Run 4: Final Sprint¶
Where You Left Off¶
In Run 3, you put the closed loop into practice — criteria, failing test, implement, passing test — and built features with confidence that your safety net would catch regressions. Your observation network is deployed, tested, and live. The pipeline works: Explore → Plan → Implement → Verify → Ship.
Then in Lift 4, you confronted the remaining bottleneck: you. One story at a time. One conversation at a time. AI builds fast, but you're serial. You learned the delegation-ready test — can you spec it, is it bounded, is it independently buildable, would you know a good result? You practiced background execution, sending work to AI while you moved on to the next task. You planned your final sprint: user stories with acceptance criteria for every feature you want to ship, assessed for parallel safety.
You also saw the full system you've built: acceptance criteria define success (Lift 1), decomposition keeps tasks bounded (Lift 2), automated tests verify results (Lift 3), and background execution lets you move faster (Lift 4). That system is what lets you trust AI to work without watching every step.
The Challenge¶
This is the final sprint. Everything you've learned — delegation contracts, skills, TDD, parallel execution — comes together. Ship as much of your backlog as you can by running multiple workstreams, batching similar work, and trusting your system to verify the results.
The observation network you demo at the end of this run is the culmination of all four runs. Make it something worth showing.
Delegate with judgment. Trust your tests. Ship when they're green.
Baseline Capabilities¶
- Delegation-ready assessment applied — your team has evaluated the sprint backlog against the delegation-ready test, decided what to run in parallel vs. sequence, and is executing the plan you built in Lift 4
- At least two features built in parallel — separate conversations, background execution, or batched similar work. Each feature has its own user story, acceptance criteria, and tests — independently built and independently verified.
- Live data enrichment — observations are enriched with real data from at least one external API: current danger ratings from the avalanche forecast API, current weather from the NWS API, or snowpack readings from SNOTEL. Your repository has API documentation for all three — ask your AI coding assistant to explore what's available.
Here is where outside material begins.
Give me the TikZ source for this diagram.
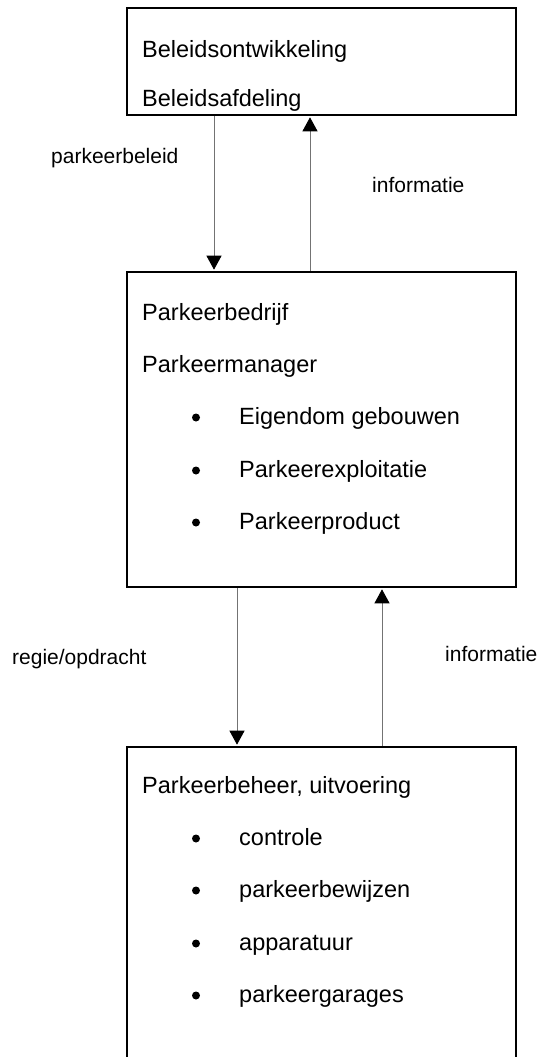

- Final deployment — the live URL reflects the complete observation network: four runs of work, tested and shipped. All tests pass. The platform is something you'd demo with confidence.
Stretch Goals¶
- Observation trend analysis — show how observation volume or types have changed over recent days, giving forecasters a sense of whether reporting activity is increasing or declining
- Trip report generator — bundle observations by date and zone into a summary a backcountry skier could use to plan tomorrow's route — conditions, recent observations, danger level, weather
- Cross-reference observations with forecast data — show how community observations correlate with the official danger rating. Are observers reporting conditions consistent with the current forecast, or are there discrepancies that could inform a forecast update?
- Alert or notification features — surface new red flag observations or danger level changes prominently, so a forecaster checking the platform sees the most critical updates first
- Demo polish — landing page that explains what the platform is, about section crediting the team, professional styling, mobile responsiveness — make the live URL something you'd share outside the workshop
Tips¶
- Start with the sprint plan you made in Lift 4. Your team already identified which features pass the delegation-ready test and assessed parallel safety. Execute the plan — don't re-plan.
- Check the foundation before you build on it. Three runs of features may have left your codebase with inconsistencies or files that have grown too large. Before the sprint, ask AI: "Look at our codebase. Are there any files that are too large, duplicated patterns, or things you'd reorganize before we add more features?" Cleaning up now is faster than untangling it later.
- Pipeline as a team, not four builders at once. Your team has four workspaces, but that doesn't mean four people implementing simultaneously. While one person builds and syncs a feature, teammates can explore the external APIs, write user stories and acceptance criteria for the next batch, or review what was just deployed. Keep the pipeline full — Explore, Plan, Implement, Verify happening in parallel across the team, not four implementations racing to sync.
- Let the tests do the integration check. After syncing a completed feature, run the full test suite. If everything passes, the feature integrates cleanly. If something fails, you know exactly what broke — and you fix that, not everything.
- If syncing fails with a conflict, your AI assistant will usually try to resolve it automatically. If it doesn't, tell it: "I have a merge conflict. Help me resolve it." Conflicts happen when two people changed the same file — they're a normal part of parallel work, not an error on your part. After resolving, run the full test suite to make sure everything still works.
- Redeploy often. Every time a batch of tests goes green, ship it. The live URL should reflect your latest verified work throughout the sprint, not just at the end.
- Take breaks. AI does the building, but you're doing the thinking — evaluating output, making decisions, coordinating with teammates. That's genuinely tiring. If your judgment starts slipping, step away for five minutes. A rested delegator makes better calls than a rushed one.